Le Crédit mutuel Arkéa et la Confédération nationale du Crédit mutuel (CNCM) sont au bord de la rupture. Pour se libérer du joug de l’organe central, le rebelle breton serait prêt à abandonner la marque commerciale « Crédit mutuel ». Une perspective qui effraie les syndicats.

La guerre fratricide assortie d’une féroce bataille judiciaire qui met aux prises le Crédit mutuel Arkéa (qui regroupe les fédérations de Bretagne, du Sud-Ouest et du Massif Central) avec sa confédération nationale (CNCM) s’apprête à prendre un tour nouveau. Jean-Pierre Denis, le président du groupe Arkéa, a annoncé qu’il allait proposer ce mercredi à son conseil d’administration de se prononcer sur une éventuelle sortie de la CNCM, tout en obtenant le statut d’un groupe coopératif et mutualiste indépendant, distinct du Crédit mutuel. À partir de vendredi, les conseils d’administration des trois fédérations seront également consultés sur ce sujet.
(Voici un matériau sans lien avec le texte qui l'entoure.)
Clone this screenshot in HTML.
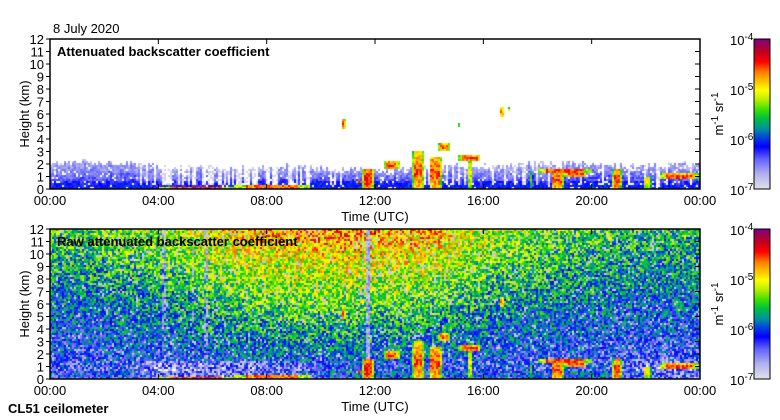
<!DOCTYPE html>
<html><head><meta charset="utf-8">
<style>
body{margin:0;background:#fff;width:780px;height:420px;position:relative;overflow:hidden;font-family:"Liberation Sans",sans-serif}
canvas{position:absolute}
svg{position:absolute;left:0;top:0}
</style></head>
<body>
<canvas id="c1" width="650" height="150" style="left:50px;top:39px"></canvas>
<canvas id="c2" width="650" height="150" style="left:50px;top:229px"></canvas>
<canvas id="cb1" width="16" height="150" style="left:754px;top:39px"></canvas>
<canvas id="cb2" width="16" height="150" style="left:754px;top:229px"></canvas>
<svg id="ax" width="780" height="420"></svg>
<script>
// ---- data (hourly, 0..24 UTC) ----
const hours=[0,1,2,3,4,5,6,7,8,9,10,11,12,13,14,15,16,17,18,19,20,21,22,23,24];
const blTop=[2.2,2.2,2.1,2.0,1.8,1.6,1.8,1.7,1.7,1.8,1.7,1.6,1.5,1.6,1.7,1.9,1.8,1.9,2.1,2.0,2.0,1.8,1.9,1.9,2.0];
const blDensity=[1,1,0.95,0.9,0.45,0.4,0.35,0.45,0.55,0.6,0.8,0.85,0.85,0.85,0.8,0.8,0.8,0.8,0.8,0.8,0.85,0.85,0.8,0.8,0.8];
const blStrength=[0.26,0.26,0.27,0.28,0.24,0.24,0.26,0.26,0.28,0.28,0.28,0.3,0.3,0.28,0.27,0.27,0.26,0.26,0.26,0.27,0.3,0.3,0.26,0.26,0.26];
const rawTop=[0.5,0.5,0.52,0.54,0.56,0.6,0.66,0.7,0.72,0.73,0.74,0.75,0.74,0.73,0.72,0.67,0.6,0.56,0.54,0.52,0.5,0.48,0.47,0.47,0.47];
const rawLow=[0.24,0.24,0.25,0.26,0.26,0.28,0.3,0.31,0.32,0.33,0.33,0.33,0.31,0.31,0.31,0.29,0.28,0.27,0.26,0.25,0.24,0.23,0.22,0.22,0.22];
const rawSurf=[0.2,0.2,0.2,0.19,0.06,0.06,0.06,0.07,0.08,0.12,0.18,0.24,0.24,0.22,0.22,0.2,0.2,0.2,0.2,0.22,0.26,0.22,0.1,0.1,0.12];
// stripes: hour, width(h), lightening strength
const stripeHour=[4.2,5.3,5.75,11.75];
const stripeWidth=[0.12,0.1,0.1,0.2];
const stripeStrength=[0.5,0.45,0.45,0.9];
// cloud/aerosol features: start h, end h, base km, top km, peak colour fraction
const cStart=[4.0,6.8,11.5,11.3,10.8,12.3,13.4,14.0,14.3,14.3,15.1,15.4,15.1,16.6,16.9,17.7,18.0,18.5,20.75,21.9,22.5,19.0];
const cEnd  =[6.8,9.6,11.95,11.6,10.9,12.9,13.8,14.45,14.8,14.35,15.9,15.6,15.15,16.75,17.0,17.85,20.0,18.95,21.1,22.2,24.0,19.8];
const cBase =[0.0,0.0,0.0,0.5,4.8,1.6,0.0,0.0,3.1,5.0,2.2,0.0,4.9,5.8,6.2,0.0,1.3,0.0,0.0,0.0,0.8,1.0];
const cTop  =[0.2,0.35,1.6,0.7,5.6,2.2,3.0,2.6,3.6,5.3,2.7,2.5,5.3,6.5,6.5,1.5,1.6,1.5,1.6,1.0,1.2,1.3];
const cPeak =[0.84,0.84,0.86,0.87,0.86,0.84,0.82,0.82,0.84,0.72,0.84,0.62,0.7,0.76,0.6,0.5,0.86,0.82,0.84,0.68,0.86,0.86];

const stops=[[0,[224,224,234]],[0.1,[176,176,240]],[0.2,[96,96,255]],[0.28,[0,0,255]],[0.34,[0,64,224]],[0.4,[0,144,160]],[0.47,[0,192,64]],[0.53,[64,224,0]],[0.6,[192,240,0]],[0.66,[255,255,0]],[0.72,[255,192,0]],[0.78,[255,128,0]],[0.85,[255,0,0]],[0.92,[192,0,32]],[1,[128,0,128]]];
function cmap(f){f=Math.max(0,Math.min(1,f));for(let i=1;i<stops.length;i++){if(f<=stops[i][0]){const a=stops[i-1],b=stops[i],t=(f-a[0])/(b[0]-a[0]);return 'rgb('+a[1].map((v,k)=>Math.round(v+(b[1][k]-v)*t)).join(',')+')';}}return 'rgb(128,0,128)';}
function interp(arr,t){const i=Math.min(23,Math.floor(t));const r=t-i;return arr[i]*(1-r)+arr[i+1]*r;}
function tex(i,j,s){let h=(i*374761393+j*668265263+s*1442695041)|0;h=(h^(h>>>13))*1274126177|0;h=h^(h>>>16);return ((h>>>0)%10000)/10000;}
const CW=2,CH=2,NX=325,NY=75;
function cloudAt(t,z,i,j){let best=-1;for(let k=0;k<cStart.length;k++){if(t>=cStart[k]&&t<=cEnd[k]&&z>=cBase[k]&&z<=cTop[k]){const rel=(z-cBase[k])/Math.max(0.2,cTop[k]-cBase[k]);const edge=Math.min((t-cStart[k]),(cEnd[k]-t))/Math.max(0.05,(cEnd[k]-cStart[k]));let f=cPeak[k]-0.12*Math.abs(rel-0.5)*2-(edge<0.15?0.2:0)+(tex(i,j,9)-0.5)*0.16;if(f>best)best=f;}}return best;}
function drawPanel(id,raw){const ctx=document.getElementById(id).getContext('2d');
 for(let i=0;i<NX;i++){const t=(i+0.5)*24/NX;
  for(let j=0;j<NY;j++){const z=(NY-j-0.5)*12/NY;let f=-1;const n=tex(i,j,raw?2:1);
   if(raw){
    let base;const lo=interp(rawLow,t),hi=interp(rawTop,t),su=interp(rawSurf,t);
    if(z<1.5){base=su+(z<0.6?0.08:0)+(z/1.5)*(lo-su)*0.6;}else base=lo+(hi-lo)*Math.pow((z-1.5)/10.5,0.95);
    f=base+(n-0.5)*0.36;
    if(z>=1.5&&n<0.07)f=0.05;
    for(let k=0;k<stripeHour.length;k++){if(Math.abs(t-stripeHour[k])<stripeWidth[k]/2&&tex(i,j,5)<stripeStrength[k]){f=0.03+tex(i,j,6)*0.15;}}
   }else{
    const top=interp(blTop,t)+(tex(i,0,3)-0.5)*0.5;
    if(z<top){const d=interp(blDensity,t);const colOn=tex(i,0,4)<d||z<0.4;
     if(colOn&&n<0.92){f=interp(blStrength,t)*(1-0.6*z/top)+(n-0.5)*0.12+(z<0.6?0.04:0);}
     else if(n<0.4)f=0.03;}
   }
   const cf=cloudAt(t,z,i,j);if(cf>f)f=cf;
   if(f>=0){ctx.fillStyle=cmap(f);ctx.fillRect(i*CW,j*CH,CW,CH);}
  }}}
drawPanel('c1',false);drawPanel('c2',true);
['cb1','cb2'].forEach(id=>{const c=document.getElementById(id).getContext('2d');for(let y=0;y<150;y++){c.fillStyle=cmap(1-y/149);c.fillRect(0,y,16,1);}});

// ---- axes ----
const svg=document.getElementById('ax');const NS='http://www.w3.org/2000/svg';
function el(tag,attrs,txt){const e=document.createElementNS(NS,tag);for(const k in attrs)e.setAttribute(k,attrs[k]);if(txt!==undefined)e.textContent=txt;svg.appendChild(e);return e;}
const xTickHours=[0,4,8,12,16,20,24];
const xTickLabels=['00:00','04:00','08:00','12:00','16:00','20:00','00:00'];
const yTicks=[0,1,2,3,4,5,6,7,8,9,10,11,12];
const cbLabels=['-4','-5','-6','-7'];
const xs=h=>50+h*650/24;
[[39,'Attenuated backscatter coefficient','top'],[229,'Raw attenuated backscatter coefficient','bottom']].forEach(([y0,title,nm])=>{
 const ys=k=>y0+150-k*12.5;
 let r=el('rect',{x:50,y:y0,width:650,height:150,fill:'none',stroke:'#000','stroke-width':1.5});
 
 yTicks.forEach(k=>{
  let l=el('line',{x1:46,x2:50,y1:ys(k),y2:ys(k),stroke:'#000'});
  el('line',{x1:695,x2:700,y1:ys(k),y2:ys(k),stroke:'#000'});
  let tx=el('text',{x:44,y:ys(k)+5,'text-anchor':'end','font-size':13},String(k));});
 xTickHours.forEach((h,k)=>{el('line',{x1:xs(h),x2:xs(h),y1:y0,y2:y0+5,stroke:'#000'});el('line',{x1:xs(h),x2:xs(h),y1:y0+150,y2:y0+145,stroke:'#000'});
  let tx=el('text',{x:xs(h),y:y0+166,'text-anchor':'middle','font-size':13},xTickLabels[k]);});
 let tt=el('text',{x:57,y:y0+17,'font-size':13,'font-weight':'bold'},title);
 let yl=el('text',{x:0,y:0,'font-size':13,'text-anchor':'middle',transform:`translate(29,${y0+75}) rotate(-90)`},'Height (km)');
 let xl=el('text',{x:375,y:y0+182,'font-size':13,'text-anchor':'middle'},'Time (UTC)');
 el('rect',{x:754,y:y0,width:16,height:150,fill:'none',stroke:'#000','stroke-width':1});
 cbLabels.forEach((e,k)=>{let t=el('text',{x:730,y:y0+6+k*50,'font-size':13});
  const a=document.createElementNS(NS,'tspan');a.textContent='10';t.appendChild(a);const b=document.createElementNS(NS,'tspan');b.setAttribute('dy','-5');b.setAttribute('font-size','10');b.textContent=e;t.appendChild(b);});
 let u=el('text',{x:0,y:0,'font-size':13,'text-anchor':'middle',transform:`translate(723,${y0+75}) rotate(-90)`});
 [['m',0],['-1',-5],[' sr',5],['-1',-5]].forEach(([s,dy])=>{const sp=document.createElementNS(NS,'tspan');sp.setAttribute('dy',dy);if(s==='-1')sp.setAttribute('font-size','10');sp.textContent=s;u.appendChild(sp);});
});
let d=el('text',{x:53,y:33,'font-size':13},'8 July 2020');
let ci=el('text',{x:8,y:413,'font-size':13,'font-weight':'bold'},'CL51 ceilometer');
</script>
</body></html>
« Autonomie et liberté de décision entravée »

Au siège du groupe breton, on explique cette décision par la multiplication, ces derniers mois, « des injonctions et des pressions de la Confédération visant à centraliser le Crédit mutuel Arkéa ». « Leurs demandes qui sont de plus en plus pressantes nuisent à notre développement. Notre autonomie et notre liberté de décision sont entravées », ajoute-t-on au siège du groupe où l’on insiste sur les bons résultats du CM Arkéa depuis 2008 avec une solidité financière « au niveau des plus hauts standards de la Place ».

« Une plongée dans l’inconnu »

La sortie du Crédit mutuel Arkéa de la Confédération nationale assortie de l’abandon de la marque « Crédit mutuel » est une perspective qui effraie les syndicats. Ils le vivent comme une plongée dans l’inconnu. Réunies en intersyndicale, la CFDT, la CGT, l’Unsa et la SNB plaident pour le maintien d’Arkéa au sein du Crédit mutuel. Ils ont adressé une lettre aux administrateurs pour les alerter sur les conséquences d’une perte de la marque sur l’avenir du groupe mutualiste et la pérennité de ses 9.000 emplois.

« Soyons clairs, l’autonomie du Crédit mutuel Arkéa ne semble plus la finalité. L’objectif semble désormais l’indépendance hors de la Confédération nationale du Crédit mutuel », accusent ces organisations. Il faut dire que, fin octobre 2017, l’office de l’Union européenne de la propriété intellectuelle avait donné raison à la CNCM en affirmant que le bénéfice de la marque « Crédit mutuel » était indissociable de l’appartenance à la Confédération nationale.

« Un avenir flou »

Pour l’intersyndicale, cette sortie crée de lourdes incertitudes : « L’avenir des parts sociales, constituante majeure de nos fonds propres, est flou, l’accord d’un agrément bancaire si nous devenions indépendants n’est à ce jour pas garanti, notre notation sur la place financière serait vraisemblablement révisée de manière négative ».

Les syndicats s’inquiètent aussi du risque de voir s’implanter des agences Crédit mutuel sur les territoires alors que ce danger n’existe pas aujourd’hui en raison des règles de territorialité. « Face à de nouvelles agences, la confusion serait totale pour nos sociétaires et clients. » Pour résumer un syndicaliste prédit une énorme pagaille : « On peut divorcer de son époux ou de son épouse, mais pas de son frère ou de sa soeur ».

Une décision du tribunal aujourd’hui

Une nouvelle étape à suivre dans cette longue bataille judiciaire, souvent complexe et technique : on attend, aujourd’hui, la décision de la cour d’appel de Paris relative à la possibilité ou non pour la CNCM de se transformer en société, en vue de devenir ensuite un établissement de crédit. La CNCM conteste un jugement rendu en janvier 2016 par le Tribunal de grande instance de Paris. Le TGI avait considéré que cette réforme ne pouvait se tenir sans l’accord du Crédit mutuel Arkéa.